A recent Wall Street Journal article by executive coach Brad Stulberg proposed Five Principles For A Post-Pandemic You. As the title indicates, the principles are proposed for your own consumption. However, the examples Stulberg provides—“the chief physician of a large healthcare system” and “an entrepreneur who had just secured funding for her next venture”—suggest a population accustomed to having options in making career choices. Also, the generalization that “Covid has worsened the stress, anxiety and isolation of modern life” may not apply to all readers. These caveats aside, you can celebrate the main message of the article. You can also, in the spirit of the Thanksgiving weekend, apply that message to someone in a different, perhaps less fortunate, situation than your own.

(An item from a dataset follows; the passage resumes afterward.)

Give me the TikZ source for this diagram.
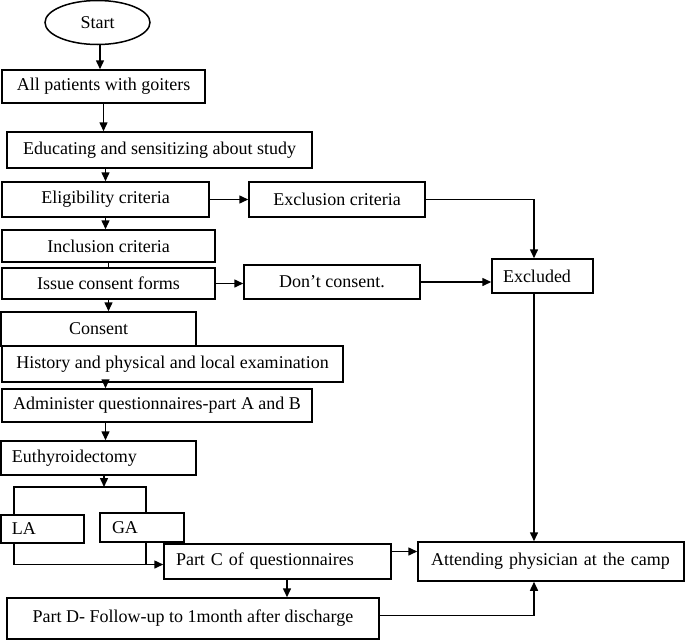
\documentclass[tikz,border=0pt]{standalone}
\usepackage{fontspec}
\setmainfont{Liberation Serif}
\usetikzlibrary{arrows.meta,shapes.geometric}
\tikzset{
  box/.style={draw, line width=1.5pt, rectangle, inner sep=0pt, font=\fontsize{18}{21}\selectfont, anchor=center},
  lbox/.style={box, align=left, inner xsep=#1},
  arr/.style={line width=1.5pt, -{Triangle[length=9pt,width=8pt]}},
  ln/.style={line width=1.5pt}
}
\begin{document}
\begin{tikzpicture}[x=1pt,y=-1pt]
\useasboundingbox (0,0) rectangle (685,640);
% nodes
\node[draw, line width=1.5pt, ellipse, minimum width=105pt, minimum height=44pt, inner sep=0pt, font=\fontsize{18}{21}\selectfont] (start) at (97.5,22.5) {Start};
\node[box, minimum width=203pt, minimum height=33pt] (b1) at (103.5,86.5) {All patients with goiters};
\node[box, minimum width=305pt, minimum height=36pt] (b2) at (159.5,150) {Educating and sensitizing about study};
\node[box, minimum width=207pt, minimum height=35pt] (elig) at (105.5,199.5) {Eligibility criteria};
\node[box, minimum width=176pt, minimum height=35pt] (excl) at (337,199.5) {Exclusion criteria};
\node[box, minimum width=213pt, minimum height=32pt] (incl) at (108.5,246) {Inclusion criteria};
\node[box, minimum width=213pt, minimum height=31pt] (issue) at (108.5,283.5) {Issue consent forms};
\node[box, minimum width=176pt, minimum height=34pt] (dont) at (332,282) {Don’t consent.};
\node[box, minimum width=195pt, minimum height=34pt] (consent) at (98.5,329) {Consent};
\node[box, minimum width=341pt, minimum height=36pt] (hist) at (172.5,364) {History and physical and local examination};
\node[box, minimum width=310pt, minimum height=33pt] (admin) at (157,405.5) {Administer questionnaires-part A and B};
\node[lbox=11pt, text width=173pt, minimum height=34pt] (euth) at (98.5,458) {Euthyroidectomy};
\node[lbox=11pt, text width=61pt, minimum height=28pt] (la) at (42.5,529) {LA};
\node[lbox=12pt, text width=60pt, minimum height=29pt] (ga) at (142,527.5) {GA};
\node[lbox=12pt, text width=203pt, minimum height=35pt] (partc) at (277.5,561.5) {Part C of questionnaires};
\node[box, minimum width=372pt, minimum height=41pt] (partd) at (193,618.5) {Part D- Follow-up to 1month after discharge};
\node[lbox=13pt, text width=240pt, minimum height=39pt] (attend) at (551,561.5) {Attending physician at the camp};
\node[lbox=11pt, text width=79pt, minimum height=34pt] (excluded) at (542.5,276) {Excluded};
% helper coordinates
\coordinate (sx) at (100,0);
\coordinate (br) at (104,487);
\coordinate (bl) at (14,487);
\coordinate (brr) at (146,487);
\coordinate (colx) at (534,0);
\coordinate (cx) at (287,0);
\coordinate (jn) at ([yshift=-3pt]partc.west);
\coordinate (pcr) at ([yshift=10pt]partc.east);
\coordinate (pdr) at ([yshift=3pt]partd.east);
% connectors
\draw[arr] (start.south -| sx) -- (sx |- b1.north);
\draw[arr] (b1.south) -- (b1.south |- b2.north);
\draw[arr] (elig.north |- b2.south) -- (elig.north);
\draw[arr] (elig.east) -- (excl.west);
\draw[arr] (elig.south) -- (elig.south |- incl.north);
\draw[ln] (incl.south) -- (issue.north);
\draw[arr] (issue.east) -- (issue.east -| dont.west);
\draw[arr] (issue.south) -- (issue.south |- consent.north);
\draw[arr] (hist.south -| elig.south) -- (admin.north -| elig.south);
\draw[arr] (admin.south -| elig.south) -- (euth.north -| elig.south);
\draw[arr] (euth.south -| br) -- (br);
\draw[ln] (la.north -| bl) -- (bl) -- (brr) -- (ga.north -| brr);
\draw[arr] (la.south -| bl) |- (jn);
\draw[ln] (ga.south -| brr) -- (brr |- jn);
\draw[arr] (partc.south -| cx) -- (partd.north -| cx);
\draw[arr] (pcr) -- (pcr -| attend.west);
\draw[arr] (pdr) -| (colx |- attend.south);
\draw[arr] (excl.east) -| (colx |- excluded.north);
\draw[arr] (dont.east) -- (dont.east -| excluded.west);
\draw[arr] (colx |- excluded.south) -- (colx |- attend.north);
\end{tikzpicture}
\end{document}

The five principles are provided as a “call to groundedness” whereby you or someone you know finds “the internal strength and self-confidence that sustains you through ups and downs.” That means leaving persistent anxiety behind and “finding a way to express your authentic self in the here and now.” The principles are described below.

Focus on the present.
This principle draws on work by David Meyer, University of Michigan and colleagues. The target of this principle is that of multitasking, which has been shown to take away up to 40% of a worker’s productive time. The idea of being fully present in the activity you are presently doing is embedded in a diverse set of spiritual traditions including those of Buddhism, Taoism, Stoicism, Islam, as well as various forms of Judaism and Christianity.